Data lines >>
►

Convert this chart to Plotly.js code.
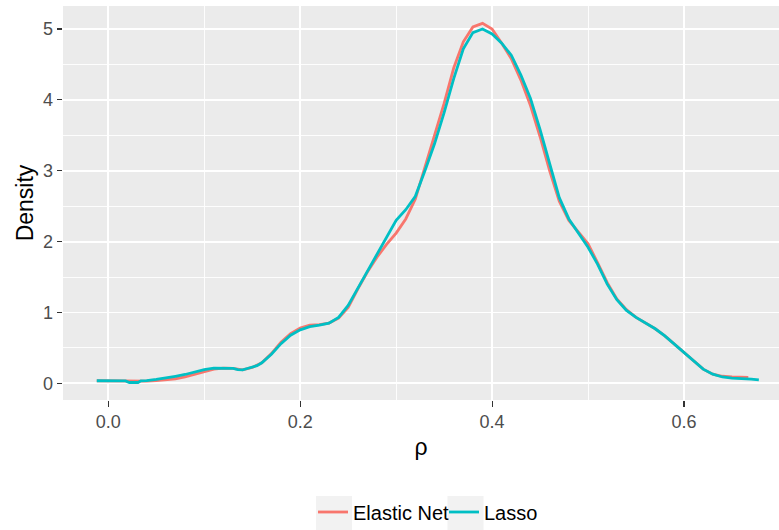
<!DOCTYPE html>
<html>
<head>
<meta charset="utf-8">
<script src="https://cdn.plot.ly/plotly-3.0.1.min.js"></script>
<style>html,body{margin:0;padding:0;background:#fff;overflow:hidden}#chart{width:779px;height:530px}</style>
</head>
<body>
<div id="chart"></div>
<script>
// Density of rho for two methods
const seriesNames = ["Elastic Net", "Lasso"];
const seriesColors = ["#F8766D", "#00BFC4"];

const rhoElastic = [-0.012, 0.00, 0.01, 0.02, 0.03, 0.04, 0.05, 0.06, 0.07, 0.08, 0.09, 0.10, 0.11, 0.12, 0.13, 0.14, 0.15, 0.16, 0.17, 0.18, 0.19, 0.20, 0.21, 0.22, 0.23, 0.24, 0.25, 0.26, 0.27, 0.28, 0.29, 0.30, 0.31, 0.32, 0.33, 0.34, 0.35, 0.36, 0.37, 0.38, 0.39, 0.40, 0.41, 0.42, 0.43, 0.44, 0.45, 0.46, 0.47, 0.48, 0.49, 0.50, 0.51, 0.52, 0.53, 0.54, 0.55, 0.56, 0.57, 0.58, 0.59, 0.60, 0.61, 0.62, 0.63, 0.64, 0.65, 0.66, 0.667];
const densElastic = [0.037, 0.035, 0.03, 0.032, 0.025, 0.03, 0.04, 0.05, 0.065, 0.09, 0.13, 0.17, 0.20, 0.215, 0.21, 0.19, 0.225, 0.29, 0.42, 0.58, 0.70, 0.78, 0.82, 0.83, 0.85, 0.92, 1.07, 1.33, 1.57, 1.78, 1.96, 2.12, 2.32, 2.60, 3.04, 3.50, 3.95, 4.45, 4.82, 5.03, 5.08, 5.00, 4.80, 4.58, 4.28, 3.92, 3.48, 3.00, 2.57, 2.30, 2.13, 1.97, 1.70, 1.42, 1.19, 1.04, 0.93, 0.85, 0.77, 0.67, 0.55, 0.44, 0.31, 0.20, 0.13, 0.10, 0.09, 0.085, 0.085];

const rhoLasso = [-0.012, 0.00, 0.01, 0.018, 0.022, 0.031, 0.034, 0.04, 0.05, 0.06, 0.07, 0.08, 0.09, 0.10, 0.11, 0.12, 0.13, 0.135, 0.14, 0.145, 0.15, 0.155, 0.16, 0.17, 0.18, 0.19, 0.20, 0.21, 0.22, 0.23, 0.24, 0.25, 0.26, 0.27, 0.28, 0.29, 0.30, 0.31, 0.32, 0.33, 0.34, 0.35, 0.36, 0.37, 0.38, 0.39, 0.40, 0.41, 0.42, 0.43, 0.44, 0.45, 0.46, 0.47, 0.48, 0.49, 0.50, 0.51, 0.52, 0.53, 0.54, 0.55, 0.56, 0.57, 0.58, 0.59, 0.60, 0.61, 0.62, 0.63, 0.64, 0.65, 0.66, 0.67, 0.678];
const densLasso = [0.037, 0.037, 0.036, 0.035, 0.012, 0.012, 0.035, 0.038, 0.056, 0.075, 0.10, 0.125, 0.16, 0.195, 0.215, 0.215, 0.21, 0.195, 0.19, 0.21, 0.225, 0.25, 0.29, 0.41, 0.56, 0.68, 0.755, 0.80, 0.82, 0.85, 0.93, 1.10, 1.34, 1.58, 1.83, 2.07, 2.30, 2.45, 2.64, 3.00, 3.38, 3.82, 4.30, 4.72, 4.95, 5.00, 4.93, 4.80, 4.63, 4.35, 4.02, 3.58, 3.08, 2.62, 2.32, 2.12, 1.92, 1.68, 1.40, 1.18, 1.03, 0.93, 0.85, 0.77, 0.67, 0.55, 0.44, 0.31, 0.20, 0.13, 0.09, 0.075, 0.07, 0.06, 0.05];

const xTickVals = [0.0, 0.2, 0.4, 0.6];
const xTickText = ["0.0", "0.2", "0.4", "0.6"];
const yTickVals = [0, 1, 2, 3, 4, 5];
const yTickText = ["0", "1", "2", "3", "4", "5"];

const FONT = "Liberation Sans, Arial, Helvetica, sans-serif";

const traces = [
  {x: rhoElastic, y: densElastic, name: seriesNames[0], type: "scatter", mode: "lines",
   line: {color: seriesColors[0], width: 2.8}},
  {x: rhoLasso, y: densLasso, name: seriesNames[1], type: "scatter", mode: "lines",
   line: {color: seriesColors[1], width: 2.8}}
];

const axisCommon = {
  showline: false, zeroline: false,
  gridcolor: "#FFFFFF", gridwidth: 1.8,
  ticks: "outside", ticklen: 5.5, tickwidth: 1.1, tickcolor: "#333333",
  tickfont: {family: FONT, size: 18, color: "#4D4D4D"},
  fixedrange: true
};

const layout = {
  width: 779, height: 530,
  margin: {l: 63, r: 0, t: 6, b: 130},
  paper_bgcolor: "#FFFFFF", plot_bgcolor: "#EBEBEB",
  font: {family: FONT, color: "#000000"},
  xaxis: Object.assign({}, axisCommon, {
    range: [-0.0472, 0.699],
    tickmode: "array", tickvals: xTickVals, ticktext: xTickText,
    minor: {dtick: 0.1, tick0: 0, showgrid: true, gridcolor: "#FFFFFF", gridwidth: 0.9, ticks: ""},
    title: {text: "ρ", font: {family: FONT, size: 23, color: "#000000"}, standoff: 7}
  }),
  yaxis: Object.assign({}, axisCommon, {
    range: [-0.235, 5.325],
    tickmode: "array", tickvals: yTickVals, ticktext: yTickText,
    minor: {dtick: 0.5, tick0: 0, showgrid: true, gridcolor: "#FFFFFF", gridwidth: 0.9, ticks: ""},
    title: {text: "Density", font: {family: FONT, size: 23, color: "#000000"}, standoff: 2}
  }),
  showlegend: true,
  legend: {
    orientation: "h", xref: "container", yref: "container",
    x: 313/779, xanchor: "left", y: 18/530, yanchor: "middle",
    bgcolor: "rgba(0,0,0,0)", borderwidth: 0,
    entrywidth: 86, entrywidthmode: "pixels",
    font: {family: FONT, size: 20, color: "#000000"},
    itemclick: false, itemdoubleclick: false
  },
  shapes: [
    {type: "rect", xref: "paper", yref: "paper", x0: (316-63)/716, x1: (352-63)/716, y0: (400-496)/394, y1: (400-532)/394,
     fillcolor: "#F2F2F2", line: {width: 0}, layer: "below"},
    {type: "rect", xref: "paper", yref: "paper", x0: (447.5-63)/716, x1: (483.5-63)/716, y0: (400-496)/394, y1: (400-532)/394,
     fillcolor: "#F2F2F2", line: {width: 0}, layer: "below"}
  ]
};

Plotly.newPlot("chart", traces, layout, {displayModeBar: false, staticPlot: true});
</script>
</body>
</html>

◄

Stated problem >>
Copy nothing but the lines from the top of the data down to the line containing "0.09, 0.085, 0.085];", and leave the pictures out.

Solved problem >>
Convert this chart to Plotly.js code.
<!DOCTYPE html>
<html>
<head>
<meta charset="utf-8">
<script src="https://cdn.plot.ly/plotly-3.0.1.min.js"></script>
<style>html,body{margin:0;padding:0;background:#fff;overflow:hidden}#chart{width:779px;height:530px}</style>
</head>
<body>
<div id="chart"></div>
<script>
// Density of rho for two methods
const seriesNames = ["Elastic Net", "Lasso"];
const seriesColors = ["#F8766D", "#00BFC4"];

const rhoElastic = [-0.012, 0.00, 0.01, 0.02, 0.03, 0.04, 0.05, 0.06, 0.07, 0.08, 0.09, 0.10, 0.11, 0.12, 0.13, 0.14, 0.15, 0.16, 0.17, 0.18, 0.19, 0.20, 0.21, 0.22, 0.23, 0.24, 0.25, 0.26, 0.27, 0.28, 0.29, 0.30, 0.31, 0.32, 0.33, 0.34, 0.35, 0.36, 0.37, 0.38, 0.39, 0.40, 0.41, 0.42, 0.43, 0.44, 0.45, 0.46, 0.47, 0.48, 0.49, 0.50, 0.51, 0.52, 0.53, 0.54, 0.55, 0.56, 0.57, 0.58, 0.59, 0.60, 0.61, 0.62, 0.63, 0.64, 0.65, 0.66, 0.667];
const densElastic = [0.037, 0.035, 0.03, 0.032, 0.025, 0.03, 0.04, 0.05, 0.065, 0.09, 0.13, 0.17, 0.20, 0.215, 0.21, 0.19, 0.225, 0.29, 0.42, 0.58, 0.70, 0.78, 0.82, 0.83, 0.85, 0.92, 1.07, 1.33, 1.57, 1.78, 1.96, 2.12, 2.32, 2.60, 3.04, 3.50, 3.95, 4.45, 4.82, 5.03, 5.08, 5.00, 4.80, 4.58, 4.28, 3.92, 3.48, 3.00, 2.57, 2.30, 2.13, 1.97, 1.70, 1.42, 1.19, 1.04, 0.93, 0.85, 0.77, 0.67, 0.55, 0.44, 0.31, 0.20, 0.13, 0.10, 0.09, 0.085, 0.085];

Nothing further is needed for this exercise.